My critique group is also helping me make this transition. I have the best group of ladies you could ask for. We get together once a month for munchies and critiques of each other's work. This has been extremely helpful and encouraging for me. Helpful because after working on a project awhile, we can't always see our own problems; encouraging because we're all on this journey together.

If you don't have a critique group, I suggest you find one or start one. A group of four is an ideal number. We usually get done in about 2 hours.

Preparation for NYC

Today, I bought my quart zip bag for my carry-on bag. I can't believe I have to get all my shampoo, rinse, makeup, etc. into this tiny bag? Yes, I know. I could check them, but what if they lose my luggage? I sure wouldn't want to show up in New York with no makeup on. I want to make a good impression, not scare them away!

Next, they want me to measure and weigh my luggage. Gee, that sounds like Weight Watchers! I get enough of that every week at weigh in.

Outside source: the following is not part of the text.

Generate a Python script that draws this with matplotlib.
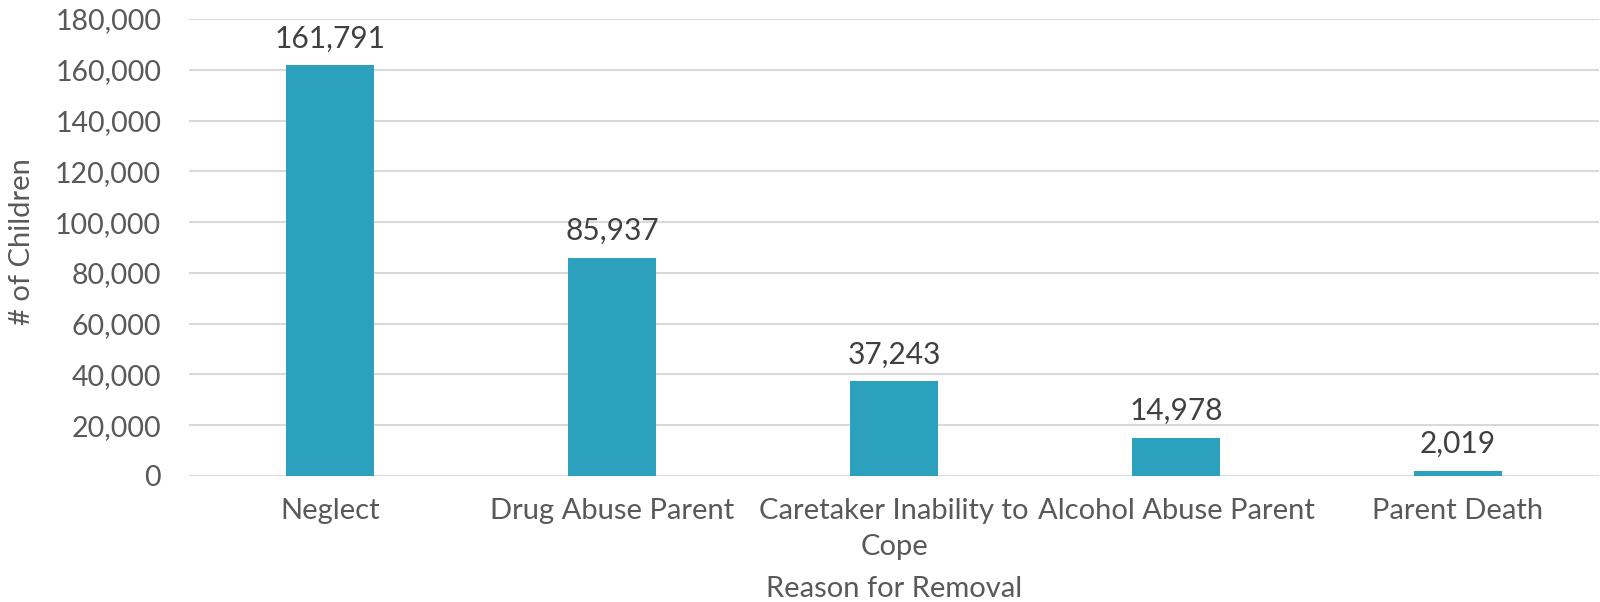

Next, I have to remember all my electronics: iPhone, iPad, chargers, keyboards, earphones, cables. I'm wondering how I'm going to use my earphones, when I'll have ear planes in my ear for air pressure. Hmmmm, I'll have to figure that one out, later.

As you can see, I don't fly very often. My girlfriends, Linda, Linda, Linda, (yes, I know a lot of Lindas!) Melanie, and Mary have been coaching me through. I think they will be glad when I get off. Then it will be my cousin, Debbie's turn to deal with the Country Girl in NYC!

Friday, January 7, 2011

NYC - Here I Come!

I'll be heading to New York City later this month for a Writer's Conference . I've never been to New York to visit, so I'm really excited!

Not only will I get to enjoy the conference, but my cousin, Debbie, will be my tour guide. She's going to help me see the sites. She the best tour guide in the world and should go into business. Last summer, she took me to all kinds of fun place in New Jersey.

I'll blog about my adventures in the city. In the meantime, I'm praying for NO snow or ice so I can travel. I can take the cold, but not the ice!